— Given problem —
Reproduce the listing below word for word, with no pictures.

### Available data

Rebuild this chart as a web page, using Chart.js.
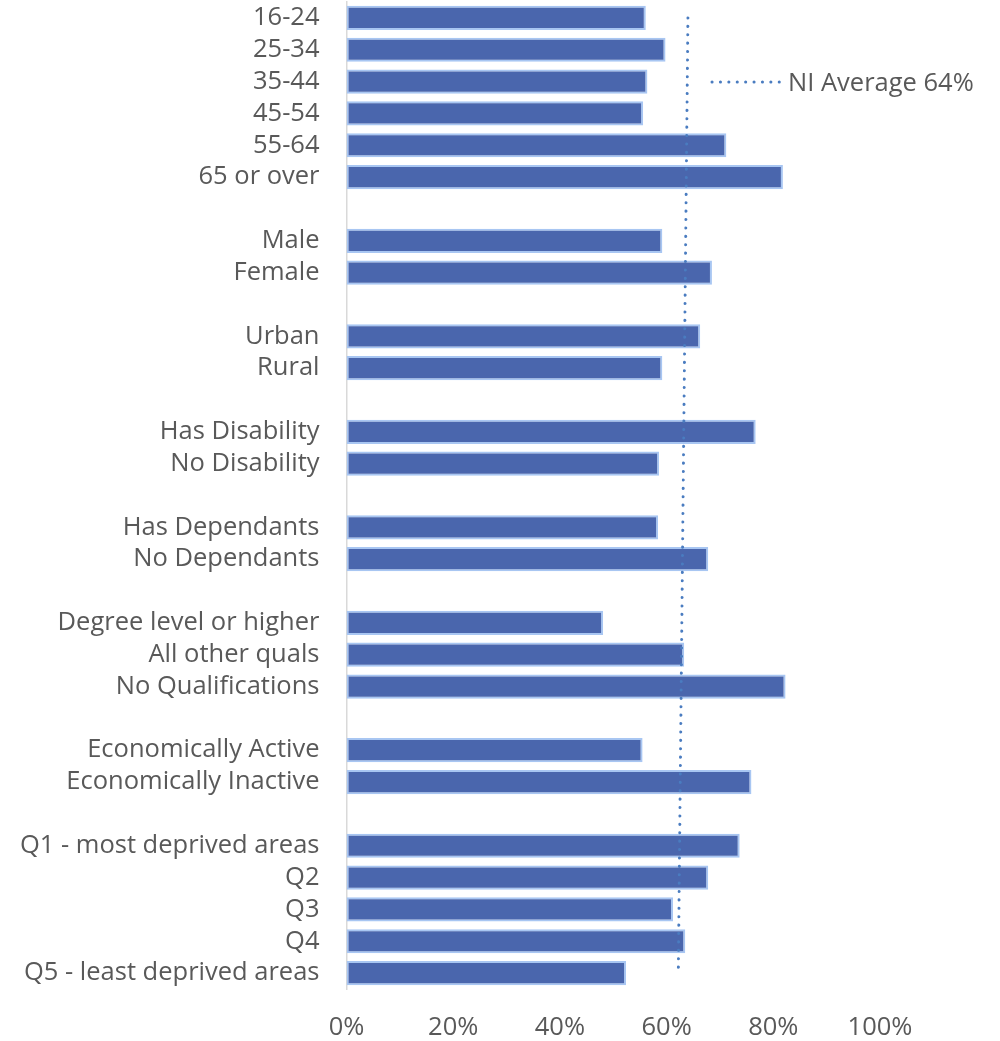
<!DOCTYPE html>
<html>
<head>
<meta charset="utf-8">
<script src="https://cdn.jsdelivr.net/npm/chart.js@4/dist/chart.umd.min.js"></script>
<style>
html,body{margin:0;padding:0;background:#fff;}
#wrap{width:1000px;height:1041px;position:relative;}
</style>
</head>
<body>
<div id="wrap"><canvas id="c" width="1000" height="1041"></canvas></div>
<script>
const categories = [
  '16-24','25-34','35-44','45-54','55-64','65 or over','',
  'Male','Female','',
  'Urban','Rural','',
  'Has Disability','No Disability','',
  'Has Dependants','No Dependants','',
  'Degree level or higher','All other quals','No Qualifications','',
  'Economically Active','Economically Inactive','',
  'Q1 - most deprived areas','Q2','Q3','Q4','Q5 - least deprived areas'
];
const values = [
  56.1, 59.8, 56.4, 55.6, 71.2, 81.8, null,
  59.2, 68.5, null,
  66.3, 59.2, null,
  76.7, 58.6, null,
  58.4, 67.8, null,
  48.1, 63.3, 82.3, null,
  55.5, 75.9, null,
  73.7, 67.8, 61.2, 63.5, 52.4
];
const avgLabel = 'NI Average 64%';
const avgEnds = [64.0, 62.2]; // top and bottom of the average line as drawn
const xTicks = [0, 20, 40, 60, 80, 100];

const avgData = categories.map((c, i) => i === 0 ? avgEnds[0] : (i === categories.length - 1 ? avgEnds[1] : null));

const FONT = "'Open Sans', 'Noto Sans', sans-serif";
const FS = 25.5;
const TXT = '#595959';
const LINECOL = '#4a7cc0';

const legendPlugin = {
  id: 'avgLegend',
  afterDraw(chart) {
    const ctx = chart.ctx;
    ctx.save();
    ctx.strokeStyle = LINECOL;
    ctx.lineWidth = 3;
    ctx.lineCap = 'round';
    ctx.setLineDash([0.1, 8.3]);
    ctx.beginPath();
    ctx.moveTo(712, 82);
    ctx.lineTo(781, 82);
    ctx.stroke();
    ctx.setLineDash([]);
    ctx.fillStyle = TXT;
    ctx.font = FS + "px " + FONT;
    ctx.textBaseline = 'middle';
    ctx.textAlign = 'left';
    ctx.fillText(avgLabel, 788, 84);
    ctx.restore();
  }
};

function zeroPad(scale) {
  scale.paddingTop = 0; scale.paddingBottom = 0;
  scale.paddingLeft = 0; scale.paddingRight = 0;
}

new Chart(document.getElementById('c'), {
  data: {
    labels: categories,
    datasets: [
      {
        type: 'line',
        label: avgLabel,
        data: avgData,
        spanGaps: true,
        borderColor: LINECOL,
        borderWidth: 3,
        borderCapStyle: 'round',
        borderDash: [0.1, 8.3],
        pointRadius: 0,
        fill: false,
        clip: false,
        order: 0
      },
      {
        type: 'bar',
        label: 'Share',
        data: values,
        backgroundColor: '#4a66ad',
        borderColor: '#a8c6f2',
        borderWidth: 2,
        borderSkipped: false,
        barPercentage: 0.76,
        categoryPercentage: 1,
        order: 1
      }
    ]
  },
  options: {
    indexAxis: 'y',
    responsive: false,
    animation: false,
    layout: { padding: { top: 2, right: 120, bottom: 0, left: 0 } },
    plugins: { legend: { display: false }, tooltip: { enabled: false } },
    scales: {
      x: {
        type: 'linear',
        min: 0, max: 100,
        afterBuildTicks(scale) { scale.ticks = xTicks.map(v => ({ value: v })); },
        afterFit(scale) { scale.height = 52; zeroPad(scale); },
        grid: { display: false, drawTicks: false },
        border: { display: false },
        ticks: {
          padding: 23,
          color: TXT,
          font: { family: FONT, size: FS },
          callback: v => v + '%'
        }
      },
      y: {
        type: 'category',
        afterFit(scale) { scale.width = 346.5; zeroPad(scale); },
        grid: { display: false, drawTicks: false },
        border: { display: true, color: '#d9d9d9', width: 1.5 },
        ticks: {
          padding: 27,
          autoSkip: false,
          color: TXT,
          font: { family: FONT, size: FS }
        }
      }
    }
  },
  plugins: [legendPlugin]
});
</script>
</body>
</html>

######

— The answer —
Rebuild this chart as a web page, using Chart.js.
<!DOCTYPE html>
<html>
<head>
<meta charset="utf-8">
<script src="https://cdn.jsdelivr.net/npm/chart.js@4/dist/chart.umd.min.js"></script>
<style>
html,body{margin:0;padding:0;background:#fff;}
#wrap{width:1000px;height:1041px;position:relative;}
</style>
</head>
<body>
<div id="wrap"><canvas id="c" width="1000" height="1041"></canvas></div>
<script>
const categories = [
  '16-24','25-34','35-44','45-54','55-64','65 or over','',
  'Male','Female','',
  'Urban','Rural','',
  'Has Disability','No Disability','',
  'Has Dependants','No Dependants','',
  'Degree level or higher','All other quals','No Qualifications','',
  'Economically Active','Economically Inactive','',
  'Q1 - most deprived areas','Q2','Q3','Q4','Q5 - least deprived areas'
];
const values = [
  56.1, 59.8, 56.4, 55.6, 71.2, 81.8, null,
  59.2, 68.5, null,
  66.3, 59.2, null,
  76.7, 58.6, null,
  58.4, 67.8, null,
  48.1, 63.3, 82.3, null,
  55.5, 75.9, null,
  73.7, 67.8, 61.2, 63.5, 52.4
];
const avgLabel = 'NI Average 64%';
const avgEnds = [64.0, 62.2]; // top and bottom of the average line as drawn
const xTicks = [0, 20, 40, 60, 80, 100];

const avgData = categories.map((c, i) => i === 0 ? avgEnds[0] : (i === categories.length - 1 ? avgEnds[1] : null));

const FONT = "'Open Sans', 'Noto Sans', sans-serif";
const FS = 25.5;
const TXT = '#595959';
const LINECOL = '#4a7cc0';

const legendPlugin = {
  id: 'avgLegend',
  afterDraw(chart) {
    const ctx = chart.ctx;
    ctx.save();
    ctx.strokeStyle = LINECOL;
    ctx.lineWidth = 3;
    ctx.lineCap = 'round';
    ctx.setLineDash([0.1, 8.3]);
    ctx.beginPath();
    ctx.moveTo(712, 82);
    ctx.lineTo(781, 82);
    ctx.stroke();
    ctx.setLineDash([]);
    ctx.fillStyle = TXT;
    ctx.font = FS + "px " + FONT;
    ctx.textBaseline = 'middle';
    ctx.textAlign = 'left';
    ctx.fillText(avgLabel, 788, 84);
    ctx.restore();
  }
};

function zeroPad(scale) {
  scale.paddingTop = 0; scale.paddingBottom = 0;
  scale.paddingLeft = 0; scale.paddingRight = 0;
}

new Chart(document.getElementById('c'), {
  data: {
    labels: categories,
    datasets: [
      {
        type: 'line',
        label: avgLabel,
        data: avgData,
        spanGaps: true,
        borderColor: LINECOL,
        borderWidth: 3,
        borderCapStyle: 'round',
        borderDash: [0.1, 8.3],
        pointRadius: 0,
        fill: false,
        clip: false,
        order: 0
      },
      {
        type: 'bar',
        label: 'Share',
        data: values,
        backgroundColor: '#4a66ad',
        borderColor: '#a8c6f2',
        borderWidth: 2,
        borderSkipped: false,
        barPercentage: 0.76,
        categoryPercentage: 1,
        order: 1
      }
    ]
  },
  options: {
    indexAxis: 'y',
    responsive: false,
    animation: false,
    layout: { padding: { top: 2, right: 120, bottom: 0, left: 0 } },
    plugins: { legend: { display: false }, tooltip: { enabled: false } },
    scales: {
      x: {
        type: 'linear',
        min: 0, max: 100,
        afterBuildTicks(scale) { scale.ticks = xTicks.map(v => ({ value: v })); },
        afterFit(scale) { scale.height = 52; zeroPad(scale); },
        grid: { display: false, drawTicks: false },
        border: { display: false },
        ticks: {
          padding: 23,
          color: TXT,
          font: { family: FONT, size: FS },
          callback: v => v + '%'
        }
      },
      y: {
        type: 'category',
        afterFit(scale) { scale.width = 346.5; zeroPad(scale); },
        grid: { display: false, drawTicks: false },
        border: { display: true, color: '#d9d9d9', width: 1.5 },
        ticks: {
          padding: 27,
          autoSkip: false,
          color: TXT,
          font: { family: FONT, size: FS }
        }
      }
    }
  },
  plugins: [legendPlugin]
});
</script>
</body>
</html>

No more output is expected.